Dienstag, 21. Dezember 2010

AutoProfiler - Detecting parallelization potential

As I wrote in my last post, we focus on rather coarse-grained parallelization schemes and patterns. In our research group we developed AutoProfiler, a tool to detect parallelization potential from  analyzing the runtime profile of a sequential application.

Also, our results tell us, that we detect most of the methods, that would be parallelized by an experienced developer in manual parallization process.

Today,  I want to write something about how AutoProfiler reveals this.

In my post on parallelism of the future, I already stated, that a combination of static any dynamic approaches is the most promising way. So AutoProfiler start with the creation of a dynamic runtime profile. Specifically, AutoProfiler records indicators such as the number of times a method is being called, the runtime share of a method and so on. After that, a metric tries to map those indicators together with the actual indicator values to known parallel software design patterns.

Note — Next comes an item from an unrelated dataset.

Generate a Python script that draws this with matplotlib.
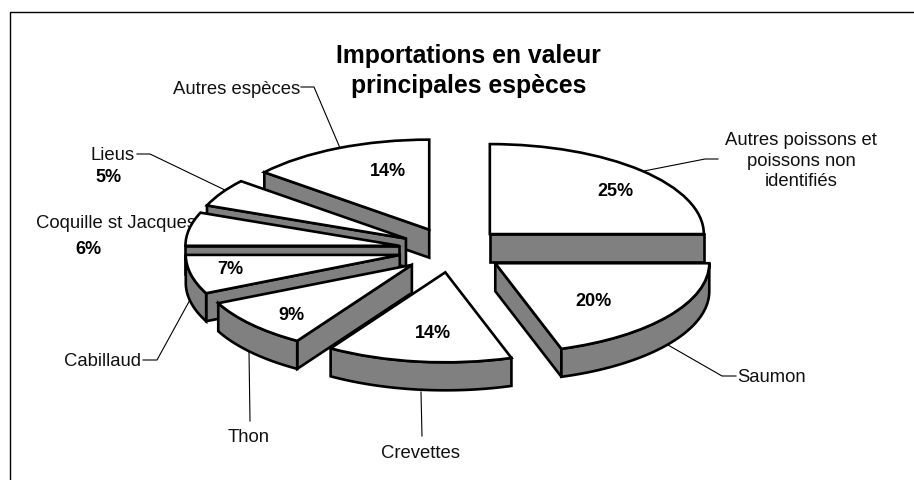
import numpy as np
import matplotlib
matplotlib.use("Agg")
import matplotlib.pyplot as plt
from matplotlib.patches import Wedge, Polygon

plt.rcParams['font.family'] = ['Liberation Sans', 'DejaVu Sans']

# --- data ---
species = ["Autres poissons et\npoissons non\nidentifiés", "Saumon", "Crevettes", "Thon",
           "Cabillaud", "Coquille st Jacques", "Lieus", "Autres espèces"]
shares = [25, 20, 14, 9, 7, 6, 5, 14]
title_text = "Importations en valeur\nprincipales espèces"

# --- style / layout ---
W, H = 914, 480
CX, CY = 452, 250          # pie centre, pixels
RX, RY = 214, 90           # pie radii, pixels
DEPTH = 28 / RY
EXPLODE = 0.25
GREY = "#808080"
LW = 1.9

fig = plt.figure(figsize=(W / 100, H / 100), dpi=100, facecolor="white")

# background layer, in pixels: frame, labels, leaders
back = fig.add_axes([0, 0, 1, 1], zorder=0)
back.set_xlim(0, W)
back.set_ylim(H, 0)
back.axis("off")

# pie layer: one data unit = one radius, so circles come out as ellipses
pie = fig.add_axes([0, 0, 1, 1], zorder=1)
pie.set_xlim(-CX / RX, (W - CX) / RX)
pie.set_ylim(-(H - CY) / RY, CY / RY)
pie.axis("off")
pie.patch.set_alpha(0)

# frame: left and top only
back.plot([9.5, 9.5, W], [H, 12, 12], color="black", lw=1.0, clip_on=False)

# slices
ends = np.cumsum(shares) / sum(shares) * 360
starts = ends - np.array(shares) / sum(shares) * 360


def pt(t, r=1.0):
    a = np.radians(t)
    return r * np.sin(a), r * np.cos(a)


slices = []
for s, e in zip(starts, ends):
    mid = (s + e) / 2
    ox, oy = pt(mid, EXPLODE)
    slices.append((s, e, ox, oy))

wall_kw = dict(facecolor=GREY, edgecolor="black", lw=LW, joinstyle="miter")
for s, e, ox, oy in sorted(slices, key=lambda q: -q[3]):
    # radial cut faces
    for t, visible in ((s, np.sin(np.radians(s)) < -1e-6), (e, np.sin(np.radians(e)) > 1e-6)):
        if visible:
            x, y = pt(t)
            pie.add_patch(Polygon([(ox, oy), (ox + x, oy + y), (ox + x, oy + y - DEPTH),
                                   (ox, oy - DEPTH)], closed=True, **wall_kw))
    # outer rim wall (front half only)
    lo, hi = max(s, 90), min(e, 270)
    if hi > lo:
        ts = np.linspace(lo, hi, 60)
        xs, ys = pt(ts)
        top = np.column_stack([ox + xs, oy + ys])
        bottom = np.column_stack([ox + xs, oy + ys - DEPTH])[::-1]
        pie.add_patch(Polygon(np.vstack([top, bottom]), closed=True, **wall_kw))
    # top face
    pie.add_patch(Wedge((ox, oy), 1, 90 - e, 90 - s, facecolor="white",
                        edgecolor="black", lw=LW, joinstyle="miter"))

# title
back.text(468.5, 71, title_text, ha="center", va="center", fontsize=17.8, fontweight="bold",
          linespacing=1.28)

# category labels and leaders
LABEL = dict(fontsize=13.3, color="#111111", va="center")
LEAD = dict(color="black", lw=0.8)
back.text(801, 161, species[0], ha="center", linespacing=1.25, **LABEL)
back.plot([644, 705, 718], [171, 159, 159], **LEAD)
back.text(737, 377, species[1], ha="left", **LABEL)
back.plot([668, 722, 736], [345, 376, 376], **LEAD)
back.text(421, 453, species[2], ha="center", **LABEL)
back.plot([421, 422], [392, 436], **LEAD)
back.text(249, 437, species[3], ha="center", **LABEL)
back.plot([249, 250], [352, 421], **LEAD)
back.text(141, 361, species[4], ha="right", **LABEL)
back.plot([143, 157, 191], [360, 360, 298], **LEAD)
back.text(36, 223, species[5], ha="left", **LABEL)
back.text(91, 155, species[6], ha="left", **LABEL)
back.plot([137, 150, 227], [154, 154, 191], **LEAD)
back.text(300, 89, species[7], ha="right", **LABEL)
back.plot([301, 314, 340], [87, 87, 148], **LEAD)

# percentages
PCT = dict(fontsize=13, fontweight="bold", color="black", va="center", ha="center")
pct_xy = [(615, 191), (593, 301), (433, 334), (291, 315), (230, 270), (88, 249), (108, 178), (388, 171)]
for v, (x, y) in zip(shares, pct_xy):
    target = pie if (x, y) not in pct_xy[5:7] else back
    target.text(x, y, f"{v}%", transform=back.transData, zorder=10, **PCT)

fig.savefig("out.png", dpi=100, facecolor="white")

One example. Let's say we have a method foo() that calls some other methods in its body, such as bar1(), bar2() and bar3(). These three methods use most of the runtime of foo(). For this specific example, AutoProfiler would come to the conclusion, that foo() is a the master ins a master/worker-pattern. The calls to bar1() to bar3() sould be made in parallel as they are the workers.


Of course, it's not as simple, as the control flow has to be seen in combination with the data flow. The method foo() might even be a whole pipeline with different pipeline stages, but I think, the main aspect of AutoProfiler comes clear to you.

If you know my blog you know that this is just one single piece of the puzzle - the big picture still is to bring all this together in one IDE. It's crucial to bring this info closer together and closer to the developer.

Greetings,
K!

Freitag, 3. Dezember 2010

The .NET-Multicore Group

Hey there,

as our research project grows, we initiiated the ".NET Multicore Group" at the Karlsruhe Institute of Technology (KIT). Out project website can be found here.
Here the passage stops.